Call for Meadowlands Casino Grows as Atlantic City Revenue Continues Decline

Atlantic City’s steady decline in casino revenue is leading to a growing chorus of lawmakers calling for a form of casino gambling in the Meadowlands or in other northern New Jersey sites. Southern New Jersey lawmakers want to protect Atlantic City, but many are starting to say the struggling resort can’t be helped one way or the other.

Northern New Jersey lawmakers have been calling for an expansion of casino gaming outside of Atlantic City for several years. But with the southern New Jersey gambling resort continuing to falter—even with the addition of online gambling—the calls are gaining some momentum again.

“Forget all this online slots, online lottery and all that. Let’s just put slot machines in at the Meadowlands and get it over with,” state Sen. Richard Codey, D-Essex, a major supporter of Atlantic City in the past, told the Bergen Record. “We need to stop trying to put Band-Aids on a gunshot wound to the head. Let’s accept the fact that Atlantic City’s problem is ‘location, location, location’ and move on from that.”

Lawmakers point to estimates that a casino at the Meadowlands Sports Complex casino, located so close to New York, would produce at least $350 million annually in taxes.

Meanwhile Atlantic City casinos posted January revenues that were down $9.5 million from January 2013, despite the advent of online gambling late last year that added about $10 million in revenues for the month.

Governor Chris Christie has given Atlantic City about five years to turn itself around.

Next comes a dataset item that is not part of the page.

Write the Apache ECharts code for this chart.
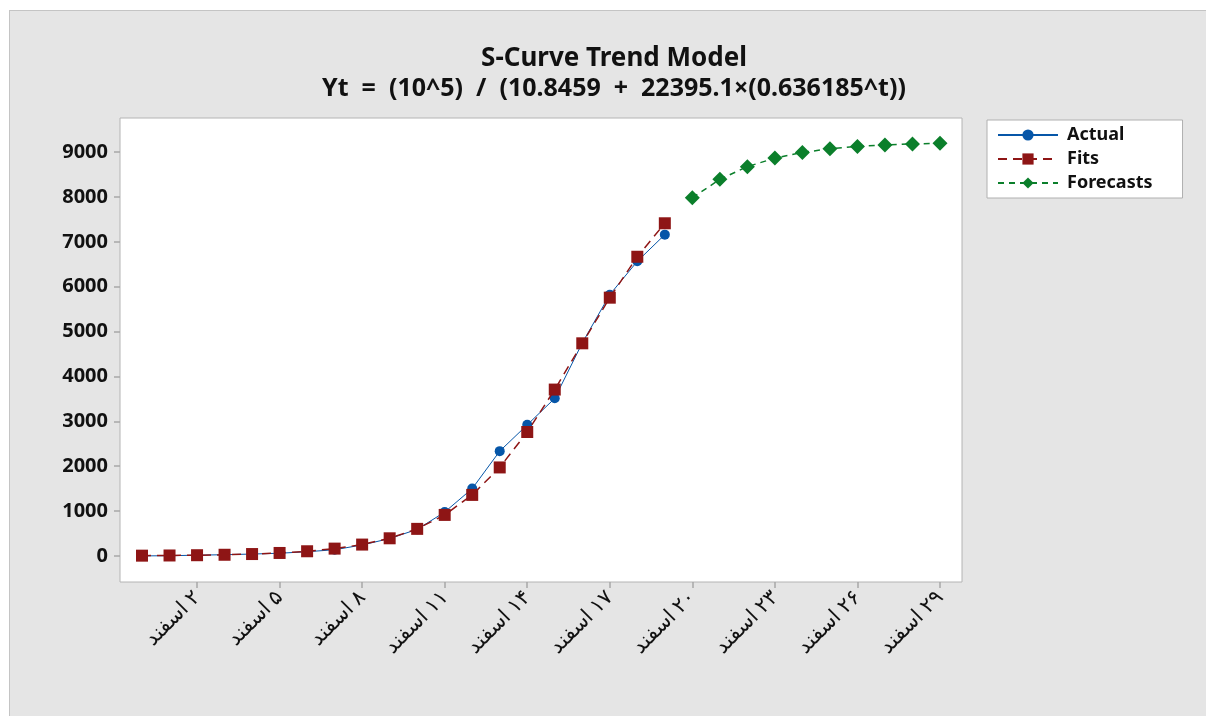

The state created a tourism district in the city, revised casino regulations and then approved online gambling.

However, three years into the plan, Atlantic City’s revenues are still falling and even Christie’s patience seems to be faltering.

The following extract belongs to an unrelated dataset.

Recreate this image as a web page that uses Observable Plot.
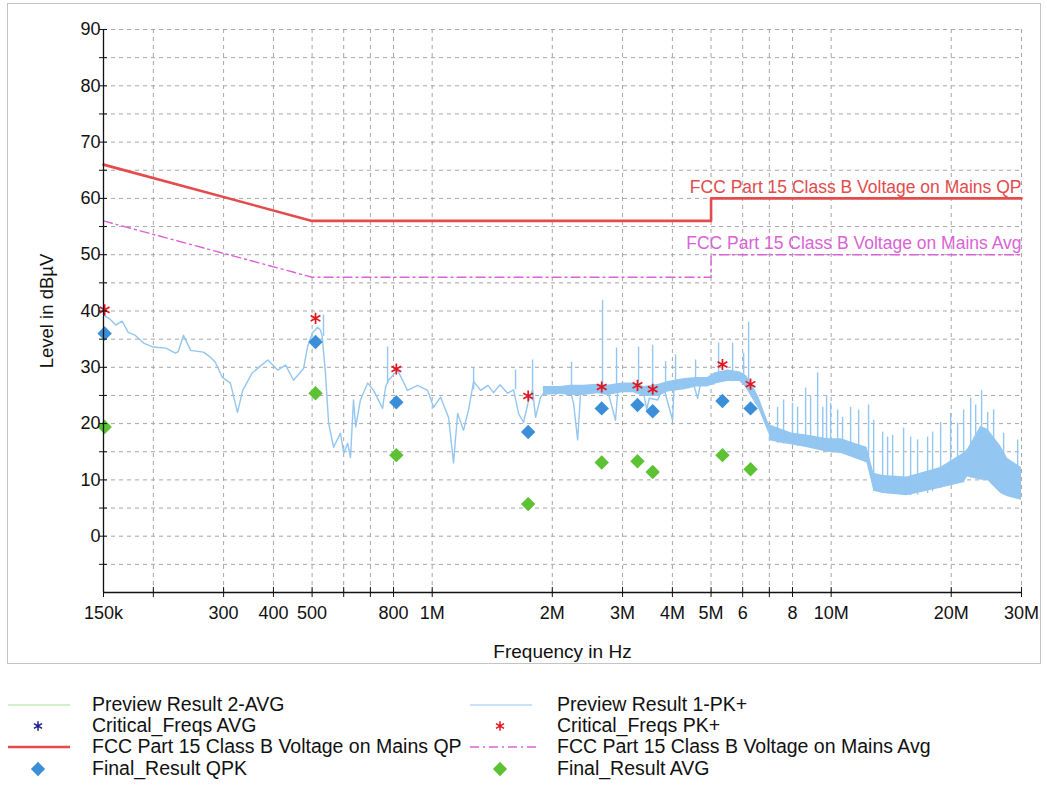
<!DOCTYPE html>
<html><head><meta charset="utf-8">
<script src="https://cdn.jsdelivr.net/npm/d3@7"></script>
<script src="https://cdn.jsdelivr.net/npm/@observablehq/plot@0.6"></script>
<style>
body{margin:0;background:#fff;font-family:"Liberation Sans",Arial,sans-serif;}
#wrap{position:relative;width:1047px;height:785px;overflow:hidden;}
#frame{position:absolute;left:7px;top:3px;width:1032px;height:659px;border:1px solid #c4c4c4;pointer-events:none;}
#chart{position:absolute;left:0;top:0;}
#legend{position:absolute;left:0;top:0;width:1047px;height:785px;pointer-events:none;}
.lg{position:absolute;font-size:19.5px;color:#111;white-space:nowrap;line-height:21px;}
</style></head><body>
<div id="wrap"><div id="chart"></div><div id="frame"></div><div id="legend"></div></div>
<script>
// ---- Data (frequency in MHz, level in dBµV) ----
const traceF = [0.150,0.156,0.161,0.167,0.173,0.180,0.189,0.200,0.215,0.227,0.231,0.238,0.248,0.267,0.278,0.286,0.298,0.312,0.325,0.335,0.354,0.387,0.410,0.429,0.449,0.476,0.487,0.501,0.516,0.525,0.530,0.540,0.550,0.566,0.589,0.600,0.614,0.624,0.635,0.643,0.661,0.689,0.713,0.751,0.764,0.777,0.819,0.867,0.919,0.974,1.008,1.050,1.099,1.131,1.158,1.198,1.233,1.270,1.322,1.380,1.425,1.480,1.545,1.600,1.646,1.694,1.743,1.785,1.816,1.869,1.947,1.980,2.040,2.098,2.135,2.180,2.225,2.262,2.315,2.355,2.430,2.495,2.600,2.751,2.881,2.920,3.018,3.142,3.250,3.387,3.450,3.500,3.673,3.800,4.005,4.040,4.150,4.266,4.380,4.500,4.626,4.720,4.900,5.074,5.200,5.345,5.500,5.620,5.750,5.931,6.100,6.260,6.393,6.654,7.049];
const traceL = [39.3,38.5,37.5,38.2,36.2,35.7,34.3,33.6,33.4,32.5,32.8,35.7,33.0,32.7,31.8,30.9,28.2,27.2,22.0,25.9,29.0,31.3,29.5,30.4,27.7,29.8,33.6,36.1,37.1,36.6,35.5,29.0,20.1,15.8,18.3,14.7,16.5,14.0,24.2,19.4,24.2,27.2,25.9,22.7,26.5,27.7,29.5,25.9,26.8,25.9,22.9,24.7,21.1,13.0,21.8,18.8,22.4,27.5,25.9,26.8,25.5,26.9,25.4,26.0,21.8,20.2,24.0,26.0,21.1,24.7,26.3,26.3,25.2,25.9,25.9,25.0,25.5,23.5,17.1,25.5,26.6,25.9,26.0,25.9,20.6,26.0,26.5,26.8,25.8,25.4,22.5,24.5,24.2,26.5,20.6,27.0,26.2,27.2,26.4,27.5,24.5,27.5,27.4,27.0,28.4,29.0,29.0,27.6,28.5,28.2,28.5,27.0,25.9,22.9,18.8];
const denseF    = [1.90,2.10,2.22,2.40,2.60,2.75,3.00,3.20,3.40,3.70,3.90,4.30,4.60,4.90,5.10,5.50,5.90,6.10,6.30,6.60,7.00];
const denseLow  = [25.0,25.2,25.0,25.0,25.3,25.0,25.5,25.5,24.8,24.8,25.6,26.0,26.5,26.5,27.0,27.5,27.5,26.5,24.8,22.5,18.0];
const denseHigh = [26.6,26.6,26.8,26.8,27.0,26.8,27.2,27.2,26.6,27.0,27.5,28.0,28.2,28.2,29.0,29.5,29.2,28.6,27.4,24.6,19.6];
const bandF    = [7.0,7.5,8.0,8.6,9.8,10.6,11.8,12.3,12.8,13.5,15.5,18.8,21.5,22.0,23.7,24.7,26.6,27.7,30.0];
const bandLow  = [17.0,16.5,16.2,15.8,14.9,14.7,13.5,13.0,8.0,7.6,7.2,8.5,9.5,10.5,10.0,9.9,7.6,7.0,6.4];
const bandHigh = [19.8,19.0,18.3,18.0,17.3,17.3,16.2,15.8,11.2,10.8,10.5,12.2,14.8,15.5,19.5,19.0,16.0,13.8,12.2];
const spikeF   = [0.534,0.773,1.270,1.618,1.785,2.235,2.673,2.898,3.291,3.569,3.846,4.074,4.573,5.223,5.662,6.035,6.210,7.34,7.60,8.00,8.24,8.63,8.88,9.25,9.53,9.74,9.97,10.38,10.68,11.19,11.72,12.41,12.78,13.46,13.85,14.26,15.19,15.82,16.47,17.45,17.96,18.81,19.93,20.75,21.48,22.37,23.03,23.83,24.68,25.54,27.06,29.34];
const spikeBase= [35.5,27.0,26.0,26.0,24.0,26.0,26.5,26.0,26.5,25.0,26.5,27.0,28.0,28.5,29.0,28.5,27.5,16.5,16.4,16.2,16.0,15.8,15.7,15.5,15.3,15.0,14.9,14.8,14.7,14.2,13.6,13.0,8.0,7.6,7.5,7.4,7.3,7.2,7.3,7.6,7.9,8.5,9.0,9.3,9.5,10.3,10.2,10.0,9.9,9.0,7.4,6.8];
const spikeTop = [39.3,33.6,29.8,29.5,31.3,30.9,41.9,33.4,33.6,33.9,31.0,32.2,31.3,34.3,34.3,32.5,38.0,22.9,24.2,23.6,22.9,26.3,25.0,29.0,22.9,25.0,23.6,22.4,21.1,22.9,22.4,23.3,20.6,18.5,17.6,17.9,19.2,17.6,17.1,17.6,18.5,20.2,21.8,20.1,22.4,24.5,23.3,25.9,22.0,22.4,18.3,17.1];
const critF    = [0.151,0.510,0.813,1.74,2.66,3.27,3.57,5.34,6.28];
const critPK   = [40.2,38.7,29.7,24.9,26.5,26.8,26.1,30.5,27.0];
const finalQPK = [36.0,34.5,23.8,18.5,22.7,23.3,22.2,24.0,22.7];
const finalAVG = [19.4,25.4,14.4,5.7,13.1,13.3,11.4,14.4,11.9];
const limitF   = [0.15,0.5,5,5,30];
const limitQP  = [66,56,56,60,60];
const limitAvg = [56,46,46,50,50];
const limitNames = ["FCC Part 15 Class B Voltage on Mains QP","FCC Part 15 Class B Voltage on Mains Avg"];
const xTickValues = [0.15,0.2,0.3,0.4,0.5,0.6,0.7,0.8,1,2,3,4,5,6,7,8,10,20,30];
const xLabelValues = [0.15,0.3,0.4,0.5,0.8,1,2,3,4,5,6,8,10,20,30];
const xLabelTexts  = ["150k","300","400","500","800","1M","2M","3M","4M","5M","6","8","10M","20M","30M"];
const yLabelValues = [0,10,20,30,40,50,60,70,80,90];
const yTickValues  = [-5,0,5,10,15,20,25,30,35,40,45,50,55,60,65,70,75,80,85,90];
const axisTitles = ["Frequency in Hz","Level in dBµV"];
const legendNames = ["Preview Result 2-AVG","Preview Result 1-PK+","Critical_Freqs AVG","Critical_Freqs PK+","FCC Part 15 Class B Voltage on Mains QP","FCC Part 15 Class B Voltage on Mains Avg","Final_Result QPK","Final_Result AVG"];

// ---- styles ----
const C = {trace:"#93c6f0", avgTrace:"#a8e09a", qp:"#e34b4d", avg:"#d963d6", pk:"#e3141e", critAvg:"#1a1a8c", qpk:"#3b8fd9", favg:"#5cc233", grid:"#a6a6a6"};
const FONT = '"Liberation Sans",Arial,sans-serif';

const trace = traceF.map((f,i)=>({f, l:traceL[i]}));
const dense = denseF.map((f,i)=>({f, lo:denseLow[i], hi:denseHigh[i]}));
const band = bandF.map((f,i)=>({f, lo:bandLow[i], hi:bandHigh[i]}));
const spikes = spikeF.map((f,i)=>({f, b:spikeBase[i], t:spikeTop[i]}));
const finals = critF.map((f,i)=>({f, pk:critPK[i], qpk:finalQPK[i], avg:finalAVG[i]}));
const limits = limitF.map((f,i)=>({f, qp:limitQP[i], avg:limitAvg[i]}));
const blank = () => "";

const chart = Plot.plot({
  width:1047, height:670,
  marginLeft:103, marginRight:26, marginTop:29, marginBottom:78,
  x:{type:"log", domain:[0.15,30]},
  y:{domain:[-10,90]},
  style:{fontFamily:FONT, background:"transparent", overflow:"visible", color:"#111"},
  marks:[
    Plot.gridY(yTickValues, {stroke:C.grid, strokeOpacity:1, strokeDasharray:"4,4"}),
    Plot.gridX(xTickValues.slice(1), {stroke:C.grid, strokeOpacity:1, strokeDasharray:"4,4"}),
    Plot.areaY(dense, {x:"f", y1:"lo", y2:"hi", fill:C.trace}),
    Plot.areaY(band, {x:"f", y1:"lo", y2:"hi", fill:C.trace}),
    Plot.ruleX(spikes, {x:"f", y1:"b", y2:"t", stroke:C.trace, strokeWidth:1.4}),
    Plot.line(trace, {x:"f", y:"l", stroke:C.trace, strokeWidth:1.4}),
    Plot.line(limits, {x:"f", y:"avg", stroke:C.avg, strokeWidth:1.4, strokeDasharray:"9,4,2,4"}),
    Plot.line(limits, {x:"f", y:"qp", stroke:C.qp, strokeWidth:2.6}),
    Plot.text([limits[limits.length-1]], {x:"f", y:"qp", text:()=>limitNames[0], textAnchor:"end", dy:-11, fill:C.qp, fontSize:17.5}),
    Plot.text([limits[limits.length-1]], {x:"f", y:"avg", text:()=>limitNames[1], textAnchor:"end", dy:-11, fill:C.avg, fontSize:17.5}),
    Plot.dot(finals, {x:"f", y:"qpk", symbol:"diamond2", fill:C.qpk, r:6.5}),
    Plot.dot(finals, {x:"f", y:"avg", symbol:"diamond2", fill:C.favg, r:6.5}),
    Plot.dot(finals, {x:"f", y:"pk", symbol:"asterisk", stroke:C.pk, r:5.3, strokeWidth:1.7}),
    Plot.ruleX([0.15], {y1:-10, y2:90, stroke:"#111", strokeWidth:1.3}),
    Plot.ruleY([-10], {stroke:"#111", strokeWidth:1.3}),
    Plot.axisY(yTickValues, {tickSize:4, tickFormat:blank, stroke:"#111", label:null}),
    Plot.axisY(yTickValues, {tickSize:-4, tickFormat:blank, stroke:"#111", label:null}),
    Plot.axisY(yLabelValues, {tickSize:0, tickPadding:3, fontSize:18, label:null}),
    Plot.axisX(xTickValues, {tickSize:5, tickFormat:blank, stroke:"#111", label:null}),
    Plot.axisX(xTickValues, {tickSize:-5, tickFormat:blank, stroke:"#111", label:null}),
    Plot.text(xLabelValues, {x:d=>d, text:(d,i)=>xLabelTexts[i], frameAnchor:"bottom", lineAnchor:"middle", dy:21, fontSize:18, fill:"#111"}),
    Plot.text([axisTitles[0]], {frameAnchor:"bottom", lineAnchor:"middle", textAnchor:"middle", dy:59, fontSize:19, fill:"#111"}),
    Plot.text([axisTitles[1]], {frameAnchor:"left", textAnchor:"middle", lineAnchor:"middle", rotate:-90, dx:-56, fontSize:18.5, fill:"#111"})
  ]
});
document.getElementById("chart").appendChild(chart);

// ---- legend (HTML below the plot) ----
const leg = d3.select("#legend");
const rowsY = [705,726,747,769];
const colSw = [8,470], colTx = [92,557];
const items = [
  {type:"line", color:C.avgTrace, w:1.2},
  {type:"line", color:C.trace, w:1.2},
  {type:"star", color:C.critAvg},
  {type:"star", color:C.pk},
  {type:"line", color:C.qp, w:2.6},
  {type:"dash", color:C.avg, w:1.4},
  {type:"diamond", color:C.qpk},
  {type:"diamond", color:C.favg}
];
items.forEach((it,i)=>{
  const col = i%2, row = Math.floor(i/2);
  const y = rowsY[row];
  const svg = leg.append("svg").style("position","absolute").style("left",colSw[col]+"px").style("top",(y-10)+"px").attr("width",66).attr("height",20);
  if(it.type==="line"||it.type==="dash"){
    svg.append("line").attr("x1",0).attr("x2",it.type==="dash"?66:62).attr("y1",10).attr("y2",10).attr("stroke",it.color).attr("stroke-width",it.w).attr("stroke-dasharray",it.type==="dash"?"9,4,2,4":null);
  } else if(it.type==="star"){
    svg.append("path").attr("transform","translate(30,10)").attr("d",d3.symbol(d3.symbolAsterisk, 60)()).attr("stroke",it.color).attr("stroke-width",1.5).attr("fill","none");
  } else {
    svg.append("path").attr("transform","translate(30,10)").attr("d",d3.symbol(d3.symbolDiamond2, 130)()).attr("fill",it.color);
  }
  leg.append("div").attr("class","lg").style("left",colTx[col]+"px").style("top",(y-11)+"px").text(legendNames[i]);
});
</script></body></html>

“It’s obviously a critical year, because we need to begin to see progress in Atlantic City or we’re going to start considering alternatives,” Christie said in December. “It’s a year when we have to show some significant results.”

A state Assembly gaming committee approved a resolution in December to create a commission to study the idea of expanding gambling to Bergen County, but the bill has yet to be approved.

Still, Assemblyman Ralph Caputo, D-Essex, recently blasted the Atlantic City casino industry at a hearing on the proposed bill in what is some of the sharpest rhetoric yet on the issue. 

“They had a monopoly for 30-something years, and you know what: They took real advantage of it, didn’t they?” Caputo said. “They didn’t care about the people in that town. They didn’t care about their employees. They didn’t care about the state of New Jersey, OK? They didn’t give a damn about anybody but themselves.

“We can’t bury our heads in the sand and say Atlantic City is going to be fine,” Caputo said. “Atlantic City is not going to be fine, as it formerly existed. It’s not going to come back to its original glory.”

Many analysts see the building of a casino in the Meadowlands as inevitable to help the state recapture much of the gambling market it has lost to neighboring states in recent years. Northern New Jersey is the most populous area of New Jersey and a Meadowlands casino would compete with casinos in New York and Pennsylvania.